• [Goal]: Leaving the pictures out, print the lines from the first line of the listing through the line containing "(0,0) rectangle (705,525);", exactly as they read, and no others.

• [Recorded information]:
((

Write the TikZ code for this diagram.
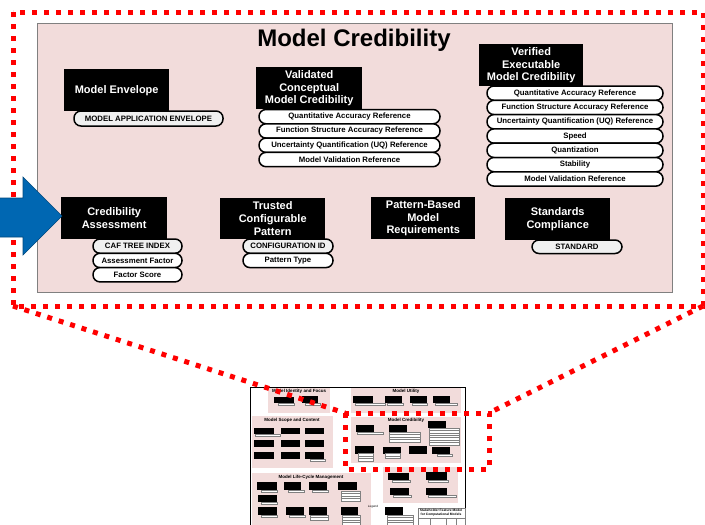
\documentclass[tikz,border=0pt]{standalone}
\usepackage{fontspec}
\setmainfont{Liberation Sans}
\usetikzlibrary{positioning}

\definecolor{panelpink}{RGB}{242,220,219}
\definecolor{arrowblue}{RGB}{0,103,178}
\definecolor{zoomred}{RGB}{255,0,0}

\tikzset{
  featbox/.style={fill=black, text=white, align=center, inner sep=0pt, anchor=north west,
    font=\bfseries\fontsize{11}{12.8}\selectfont},
  attr/.style={draw=black, line width=1.5pt, fill=white, rounded corners=7pt, inner sep=0pt,
    outer sep=0pt, minimum height=14.3pt, font=\bfseries\fontsize{7.8}{9}\selectfont},
  keyattr/.style={attr, fill=gray!12},
  zoomline/.style={draw=zoomred, line width=5pt, dash pattern=on 5pt off 7pt},
  thumbsec/.style={fill=panelpink},
  thumbpill/.style={draw=gray, line width=0.3pt, fill=white},
  thumbtitle/.style={font=\bfseries\fontsize{4.5}{5}\selectfont, inner sep=0pt},
}

\begin{document}
\begin{tikzpicture}[x=1pt, y=-1pt]
  \useasboundingbox (0,0) rectangle (705,525);

  % thumbnail of the whole feature model
  \draw[line width=0.8pt] (250,527) -- (250,387) -- (465,387) -- (465,527);
  \foreach \xa/\ya/\xb/\yb in {268/388/330/413, 351/388/461/413, 252/416/333/468,
      351/417/461/463, 252/473/371/527, 383/467/458/503}
    \fill[thumbsec] (\xa,\ya) rectangle (\xb,\yb);
  \node[thumbtitle] (tIdent) at (299,391) {Model Identity and Focus};
  \node[thumbtitle] (tUtil) at (406,391) {Model Utility};
  \node[thumbtitle] (tScope) at (292,420) {Model Scope and Content};
  \node[thumbtitle] (tCred) at (406,420) {Model Credibility};
  \node[thumbtitle] (tLife) at (311,477) {Model Life-Cycle Management};
  \node[font=\fontsize{3}{3.5}\selectfont, inner sep=0pt] (tLegend) at (373,507) {Legend};
  \foreach \xa/\ya/\xb/\yb in {274/397/294/403, 302/396/318/403,
      353/396/373/403, 385/396/402/403, 410/396/427/403, 433/396/450/403,
      254/428/274/434, 281/428/300/434, 305/428/324/434, 254/440/274/447, 281/440/300/447,
      305/440/324/447, 254/452/274/459, 281/452/300/459, 305/452/324/459,
      355.7/425/374/432, 388.6/424.6/407/431.8, 427.5/420.6/445.5/427.8, 355.2/446.4/373.5/453.6,
      382.7/446.6/400.8/453.6, 408.7/446.4/426.7/453.6, 431.8/446.6/450/453.8,
      257/482/277/490, 284/482/301/490, 309/482/327/490, 338/482/357/490, 258/495/277/502,
      258/507/277/515, 286/507/304/515, 309/507/327/515, 341/507/358/515,
      388/473/409/480, 426/472/447/480, 390/488/409/495, 426/488/447/495, 385/507/403/515}
    \fill[black] (\xa,\ya) rectangle (\xb,\yb);
  % pill stacks: x/y/width/count
  \foreach \x/\y/\w/\n in {278/403/16/1, 305/403/15/1, 355/403/30/1, 387/403/16/1, 412/403/15/1,
      435/403/22/1, 255/434/25/1, 310/459/15/1,
      357.4/432/26/1, 389/432/31/4, 428.9/427.8/30.4/7, 357.7/453.6/15.4/3, 385/453.6/15.6/2,
      437/453.8/15.6/1,
      261/490/16/1, 288/490/16/1, 312/490/16/1, 341/491/19/4, 261/502/16/1, 261/515/16/1,
      289/515/16/1, 310/515/18/2, 342/515/18/4,
      392/480/18/1, 428/480/20/1, 393/495/18/1, 428/495/28/1, 387/515/26/4}
    \foreach \k in {1,...,\n}
      \draw[thumbpill] (\x,{\y+(\k-1)*2.45}) rectangle ++(\w,2.45);
  \draw[fill=white, draw=gray, line width=0.4pt] (418,508) rectangle (465,527);
  \node[font=\bfseries\fontsize{3.3}{4}\selectfont, align=center, inner sep=0pt] (tTitle)
    at (441,513) {Stakeholder Feature Model\\for Computational Models};
  \draw[gray, line width=0.3pt] (418,518) -- (465,518) (430,518) -- (430,527)
    (446,518) -- (446,527) (456,518) -- (456,527);

  % zoom frames
  \coordinate (zoomA) at (13,12);
  \coordinate (zoomB) at (703,306);
  \coordinate (thumbA) at (345,413);
  \coordinate (thumbB) at (489,469);
  \draw[zoomline] (zoomA |- zoomB) -- (thumbA);
  \draw[zoomline] (zoomB) -- (thumbB |- thumbA);
  \draw[zoomline] (thumbA) rectangle (thumbB);
  \draw[zoomline] (zoomA) rectangle (zoomB);

  % Model Credibility panel
  \draw[fill=panelpink, draw=gray, line width=0.8pt] (37,23) rectangle (672,292);
  \node[font=\bfseries\fontsize{24}{28}\selectfont] (title) at (354,40) {Model Credibility};

  \node[featbox, minimum width=105pt, minimum height=42pt] (env) at (64,69) {Model Envelope};
  \node[keyattr, anchor=north west, minimum width=149pt, minimum height=15pt] (envA) at (74,111)
    {MODEL APPLICATION ENVELOPE};

  \node[featbox, minimum width=106pt, minimum height=42pt] (vcmc) at (256,67)
    {Validated\\Conceptual\\Model Credibility};
  \node[attr, anchor=north west, minimum width=181pt] (vcmcA) at (259,109.5) {Quantitative Accuracy Reference};
  \node[attr, minimum width=181pt, below=0pt of vcmcA] (vcmcB) {Function Structure Accuracy Reference};
  \node[attr, minimum width=181pt, below=0pt of vcmcB] (vcmcC) {Uncertainty Quantification (UQ) Reference};
  \node[attr, minimum width=181pt, below=0pt of vcmcC] (vcmcD) {Model Validation Reference};

  \node[featbox, minimum width=104pt, minimum height=42pt] (vemc) at (479,44)
    {Verified\\Executable\\Model Credibility};
  \node[attr, anchor=north west, minimum width=176pt] (vemcA) at (487,86) {Quantitative Accuracy Reference};
  \node[attr, minimum width=176pt, below=0pt of vemcA] (vemcB) {Function Structure Accuracy Reference};
  \node[attr, minimum width=176pt, below=0pt of vemcB] (vemcC) {Uncertainty Quantification (UQ) Reference};
  \node[attr, minimum width=176pt, below=0pt of vemcC] (vemcD) {Speed};
  \node[attr, minimum width=176pt, below=0pt of vemcD] (vemcE) {Quantization};
  \node[attr, minimum width=176pt, below=0pt of vemcE] (vemcF) {Stability};
  \node[attr, minimum width=176pt, below=0pt of vemcF] (vemcG) {Model Validation Reference};

  \node[featbox, minimum width=106pt, minimum height=42pt] (cas) at (61,197)
    {Credibility\\Assessment};
  \node[keyattr, anchor=north west, minimum width=89pt] (casA) at (93,239) {CAF TREE INDEX};
  \node[attr, minimum width=89pt, below=0pt of casA] (casB) {Assessment Factor};
  \node[attr, minimum width=89pt, below=0pt of casB] (casC) {Factor Score};

  \node[featbox, minimum width=105pt, minimum height=41pt] (tcp) at (220,198)
    {Trusted\\Configurable\\Pattern};
  \node[keyattr, anchor=north west, minimum width=90pt] (tcpA) at (243,239) {CONFIGURATION ID};
  \node[attr, minimum width=90pt, below=0pt of tcpA] (tcpB) {Pattern Type};

  \node[featbox, minimum width=104pt, minimum height=42pt] (pbmr) at (371,197)
    {Pattern-Based\\Model\\Requirements};

  \node[featbox, minimum width=105pt, minimum height=42pt] (stdc) at (505,198)
    {Standards\\Compliance};
  \node[keyattr, anchor=north west, minimum width=90pt, minimum height=13.5pt] (stdcA) at (532,240)
    {STANDARD};

  % input arrow
  \draw[fill=arrowblue, draw=arrowblue!70!black, line width=0.6pt]
    (-2,198) -- (23,198) -- (23,177) -- (62,216) -- (23,255) -- (23,237) -- (-2,237) -- cycle;
\end{tikzpicture}
\end{document}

))

• [The solution]:
Write the TikZ code for this diagram.
\documentclass[tikz,border=0pt]{standalone}
\usepackage{fontspec}
\setmainfont{Liberation Sans}
\usetikzlibrary{positioning}

\definecolor{panelpink}{RGB}{242,220,219}
\definecolor{arrowblue}{RGB}{0,103,178}
\definecolor{zoomred}{RGB}{255,0,0}

\tikzset{
  featbox/.style={fill=black, text=white, align=center, inner sep=0pt, anchor=north west,
    font=\bfseries\fontsize{11}{12.8}\selectfont},
  attr/.style={draw=black, line width=1.5pt, fill=white, rounded corners=7pt, inner sep=0pt,
    outer sep=0pt, minimum height=14.3pt, font=\bfseries\fontsize{7.8}{9}\selectfont},
  keyattr/.style={attr, fill=gray!12},
  zoomline/.style={draw=zoomred, line width=5pt, dash pattern=on 5pt off 7pt},
  thumbsec/.style={fill=panelpink},
  thumbpill/.style={draw=gray, line width=0.3pt, fill=white},
  thumbtitle/.style={font=\bfseries\fontsize{4.5}{5}\selectfont, inner sep=0pt},
}

\begin{document}
\begin{tikzpicture}[x=1pt, y=-1pt]
  \useasboundingbox (0,0) rectangle (705,525);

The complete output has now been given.